Grand Island is one of only five communities nationwide selected to take part in specialized emergency operations and management training.
"Which takes a look at the relationships that exists between an emergency operations center of a given community and an incoming emergency management incident team," said FEMA Training Specialist Paul Ganem.
Over the next three days, they'll be doing classroom training and taking part in a two day functional exercise.
The goal is to help emergency responders improve their skills and communication.
"That way if we ever have to work on a real large incident it isn't the first time we've sat together across the table and worked on some sort of project like this," said Emergency Management Director Jon Rosenlund.
Rosenlund says in Nebraska some of the largest hazards are weather related, like blizzards or ice storms.
In the summer tornado's, lightning, or hail.
"So all of these incidents can create public need and cooperation between law enforcement fire, and the various agencies that we may have here in the county," said Rosenlund.
Those agencies like schools and public works may not normally work together, but they are now.

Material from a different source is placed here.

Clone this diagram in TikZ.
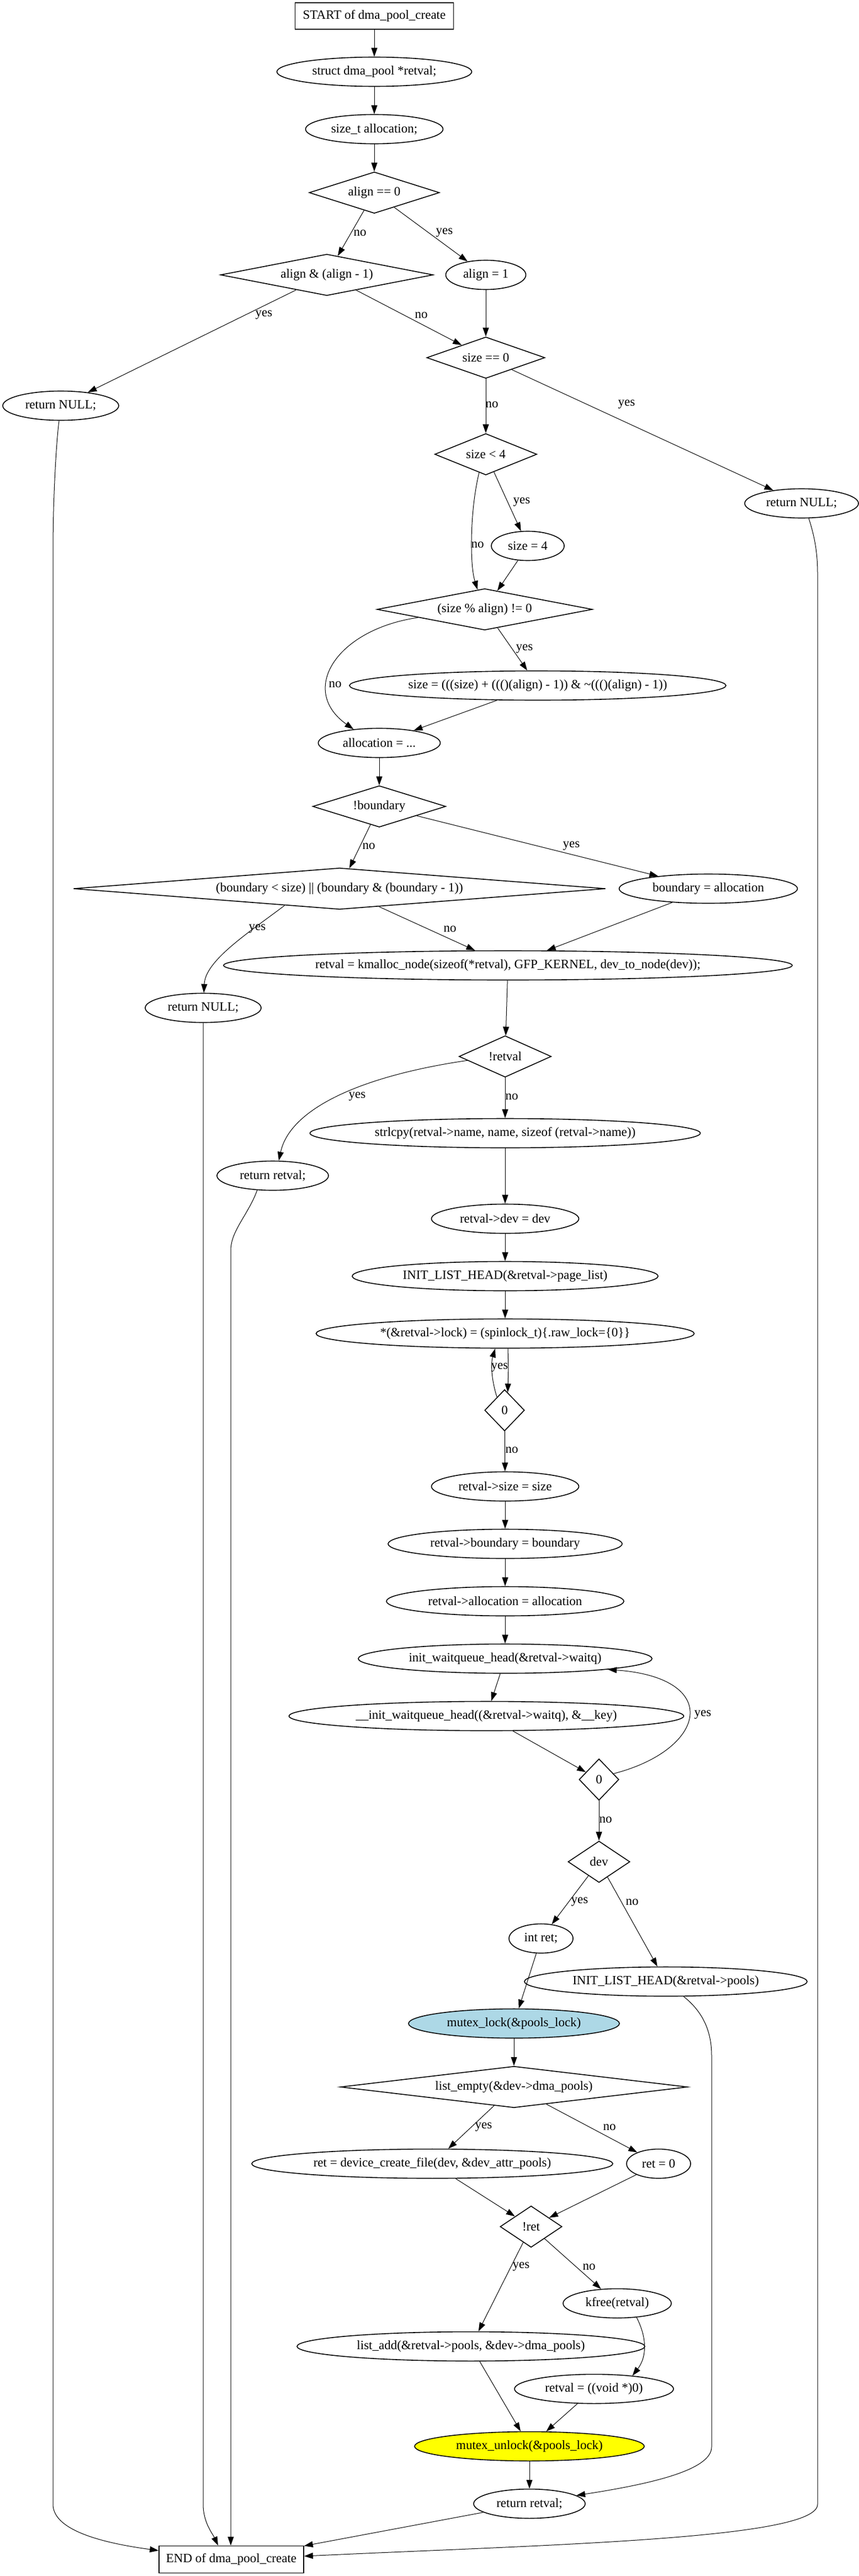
\documentclass[tikz,border=0pt]{standalone}
\usepackage{fontspec}
\setmainfont{Liberation Serif}
\usetikzlibrary{shapes.geometric,arrows.meta}
\definecolor{gvblue}{HTML}{ADD8E6}
\definecolor{gvyellow}{HTML}{FFFF00}
\tikzset{
  base/.style={draw, line width=0.8pt, inner sep=0pt, font=\fontsize{11.5}{13}\selectfont},
  el/.style 2 args={base, ellipse, minimum width=#1*0.5pt, minimum height=#2*0.5pt},
  dm/.style n args={3}{base, diamond, minimum width=#1*0.5pt, minimum height=#2*0.5pt, aspect=#3},
  bx/.style 2 args={base, rectangle, minimum width=#1*0.5pt, minimum height=#2*0.5pt},
  arr/.style={draw, line width=0.5pt, -{Triangle[length=8pt,width=5.5pt]}},
  lbl/.style={inner sep=0pt, font=\fontsize{11.5}{13}\selectfont},
}
\begin{document}
\begin{tikzpicture}[x=0.5pt,y=-0.5pt]
\path[fill=white] (0,0) rectangle (1556,4667);
\useasboundingbox (0,0) rectangle (1556,4667);
% nodes
\node[bx={287}{48}] (start) at (678,29) {START of dma\_pool\_create};
\node[el={353}{53}] (s1) at (678,130) {struct dma\_pool *retval;};
\node[el={249}{53}] (s2) at (678,234) {size\_t allocation;};
\node[dm={236}{75}{3.15}] (d1) at (678,349) {align == 0};
\node[dm={385}{75}{5.13}] (d2) at (592,498) {align \& (align - 1)};
\node[el={145}{53}] (a1) at (880,498) {align = 1};
\node[dm={214}{75}{2.85}] (d3) at (880,648) {size == 0};
\node[el={210}{53}] (rn1) at (110,735) {return NULL;};
\node[dm={185}{75}{2.47}] (d4) at (880,823) {size < 4};
\node[el={206}{53}] (rn2) at (1452,912) {return NULL;};
\node[el={132}{53}] (sz4) at (956,989) {size = 4};
\node[dm={390}{75}{5.2}] (d5) at (878,1104) {(size \% align) != 0};
\node[el={682}{53}] (szc) at (974,1242) {size = (((size) + ((()(align) - 1)) \& \textasciitilde((()(align) - 1))};
\node[el={221}{53}] (alloc) at (687,1346) {allocation = ...};
\node[dm={241}{75}{3.21}] (d6) at (687,1461) {!boundary};
\node[dm={964}{75}{12.85}] (d7) at (615,1610) {(boundary < size) || (boundary \& (boundary - 1))};
\node[el={323}{53}] (ba) at (1283,1610) {boundary = allocation};
\node[el={1030}{53}] (km) at (920,1749) {retval = kmalloc\_node(sizeof(*retval), GFP\_KERNEL, dev\_to\_node(dev));};
\node[el={210}{53}] (rn3) at (368,1826) {return NULL;};
\node[dm={167}{75}{2.23}] (d8) at (915,1914) {!retval};
\node[el={707}{53}] (strl) at (915,2053) {strlcpy(retval->name, name, sizeof (retval->name))};
\node[el={202}{53}] (rr1) at (494,2130) {return retval;};
\node[el={267}{53}] (dev) at (915,2208) {retval->dev = dev};
\node[el={554}{53}] (ilh) at (915,2312) {INIT\_LIST\_HEAD(\&retval->page\_list)};
\node[el={685}{53}] (spin) at (915,2416) {*(\&retval->lock) = (spinlock\_t)\{.raw\_lock=\{0\}\}};
\node[dm={72}{75}{0.96}] (d9) at (914,2555) {0};
\node[el={267}{53}] (rsz) at (915,2693) {retval->size = size};
\node[el={424}{53}] (rb) at (915,2797) {retval->boundary = boundary};
\node[el={430}{53}] (ra) at (915,2901) {retval->allocation = allocation};
\node[el={532}{53}] (iwq) at (915,3005) {init\_waitqueue\_head(\&retval->waitq)};
\node[el={715}{53}] (iwq2) at (881,3109) {\_\_init\_waitqueue\_head((\&retval->waitq), \&\_\_key)};
\node[dm={72}{75}{0.96}] (d10) at (1085,3224) {0};
\node[dm={112}{75}{1.49}] (d11) at (1085,3373) {dev};
\node[el={116}{53}] (iret) at (980,3512) {int ret;};
\node[el={512}{53}] (ilp) at (1206,3590) {INIT\_LIST\_HEAD(\&retval->pools)};
\node[el={382}{53}, fill=gvblue] (ml) at (931,3666) {mutex\_lock(\&pools\_lock)};
\node[dm={629}{75}{8.39}] (d12) at (931,3781) {list\_empty(\&dev->dma\_pools)};
\node[el={654}{53}] (dcf) at (783,3920) {ret = device\_create\_file(dev, \&dev\_attr\_pools)};
\node[el={116}{53}] (r0) at (1193,3920) {ret = 0};
\node[dm={112}{75}{1.49}] (d13) at (962,4034) {!ret};
\node[el={196}{53}] (kf) at (1118,4173) {kfree(retval)};
\node[el={630}{53}] (la) at (853,4251) {list\_add(\&retval->pools, \&dev->dma\_pools)};
\node[el={288}{53}] (rv0) at (1076,4328) {retval = ((void *)0)};
\node[el={416}{53}, fill=gvyellow] (mu) at (959,4432) {mutex\_unlock(\&pools\_lock)};
\node[el={202}{53}] (rr2) at (959,4536) {return retval;};
\node[bx={262}{49}] (end) at (419,4637) {END of dma\_pool\_create};
% edges
\draw[arr] (start) -- (s1);
\draw[arr] (s1) -- (s2);
\draw[arr] (s2) -- (d1);
\draw[arr] (d1) -- (d2);
\draw[arr] (d1) -- (a1);
\draw[arr] (d2) -- (rn1);
\draw[arr] (d2) -- (d3);
\draw[arr] (a1) -- (d3);
\draw[arr] (d3) -- (d4);
\draw[arr] (d3) -- (rn2);
\draw[arr] (d4.250) .. controls (852,920) and (850,1020) .. (d5.110);
\draw[arr] (d4) -- (sz4);
\draw[arr] (sz4) -- (d5);
\draw[arr] (d5.187) .. controls (610,1140) and (540,1250) .. (alloc.152);
\draw[arr] (d5) -- (szc);
\draw[arr] (szc) -- (alloc);
\draw[arr] (alloc) -- (d6);
\draw[arr] (d6) -- (d7);
\draw[arr] (d6) -- (ba);
\draw[arr] (d7.197) .. controls (450,1690) and (372,1740) .. (rn3);
\draw[arr] (d7) -- (km);
\draw[arr] (ba) -- (km);
\draw[arr] (km) -- (d8);
\draw[arr] (d8.186) .. controls (650,1950) and (525,2010) .. ([xshift=5.5pt]rr1.north);
\draw[arr] (d8) -- (strl);
\draw[arr] (strl) -- (dev);
\draw[arr] (dev) -- (ilh);
\draw[arr] (ilh) -- (spin);
\draw[arr] ([xshift=2.5pt]spin.south) .. controls (921,2480) .. (d9.80);
\draw[arr] (d9.120) .. controls (890,2500) and (889,2470) .. ([xshift=-9pt]spin.south);
\draw[arr] (d9) -- (rsz);
\draw[arr] (rsz) -- (rb);
\draw[arr] (rb) -- (ra);
\draw[arr] (ra) -- (iwq);
\draw[arr] (iwq) -- (iwq2);
\draw[arr] (iwq2) -- (d10);
\draw[arr] (d10.22) .. controls (1280,3170) and (1310,3040) .. (iwq.-6);
\draw[arr] (d10) -- (d11);
\draw[arr] (d11) -- (iret);
\draw[arr] (d11) -- (ilp);
\draw[arr] (iret) -- (ml);
\draw[arr] (ilp.-40) .. controls (1280,3650) and (1289,3690) .. (1289,3725) -- (1289,4433) .. controls (1289,4475) and (1180,4500) .. (rr2.10);
\draw[arr] (ml) -- (d12);
\draw[arr] (d12) -- (dcf);
\draw[arr] (d12) -- (r0);
\draw[arr] (dcf) -- (d13);
\draw[arr] (r0) -- (d13);
\draw[arr] (d13) -- (la);
\draw[arr] (d13) -- (kf);
\draw[arr] (kf.-36) .. controls (1172,4235) and (1172,4270) .. (rv0.19);
\draw[arr] (la) -- (mu);
\draw[arr] (rv0) -- (mu);
\draw[arr] (mu) -- (rr2);
\draw[arr] (rr2) -- (end);
\draw[arr] ([xshift=-1.5pt]rn1.south) .. controls (102,800) and (96,900) .. (96,1000) -- (96,4537) .. controls (96,4580) and (170,4605) .. (end.173);
\draw[arr] (rn3) -- (368,4537) .. controls (368,4570) and (385,4590) .. ([xshift=-12pt]end.north);
\draw[arr] (rr1.223) .. controls (450,2200) and (418,2230) .. (418,2265) -- ([xshift=-0.5pt]end.north);
\draw[arr] ([xshift=6.5pt]rn2.south) .. controls (1475,970) and (1481,1000) .. (1481,1040) -- (1481,4537) .. controls (1481,4600) and (1000,4610) .. ([yshift=3pt]end.east);
% labels
\node[lbl] (l1) at (652,422) {no};
\node[lbl] (l2) at (805,422) {yes};
\node[lbl] (l3) at (478,571) {yes};
\node[lbl] (l4) at (763,571) {no};
\node[lbl] (l5) at (891,733) {no};
\node[lbl] (l6) at (1135,733) {yes};
\node[lbl] (l7) at (945,910) {yes};
\node[lbl] (l8) at (865,987) {no};
\node[lbl] (l9) at (950,1176) {yes};
\node[lbl] (l10) at (607,1240) {no};
\node[lbl] (l11) at (668,1533) {no};
\node[lbl] (l12) at (1035,1533) {yes};
\node[lbl] (l13) at (466,1683) {yes};
\node[lbl] (l14) at (815,1683) {no};
\node[lbl] (l15) at (647,1987) {yes};
\node[lbl] (l16) at (927,1987) {no};
\node[lbl] (l17) at (905,2478) {yes};
\node[lbl] (l18) at (927,2627) {no};
\node[lbl] (l19) at (1273,3107) {yes};
\node[lbl] (l20) at (1097,3297) {no};
\node[lbl] (l21) at (1050,3446) {yes};
\node[lbl] (l22) at (1145,3446) {no};
\node[lbl] (l23) at (876,3854) {yes};
\node[lbl] (l24) at (1104,3854) {no};
\node[lbl] (l25) at (944,4107) {yes};
\node[lbl] (l26) at (1067,4107) {no};
\end{tikzpicture}
\end{document}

Experts say this type of training is important to establish expectations between groups that have different policies and ways of communication.
"We can't stop what happens, but what we can do is be better prepared with better planning on how to get our community up and running and get past whatever the bad thing was," said Ganem.
The community based training is only brought to five areas per year, at no cost.
In order to bring the course to Grand Island city officials submitted an application with the endorsement of the Nebraska Emergency Management Agency.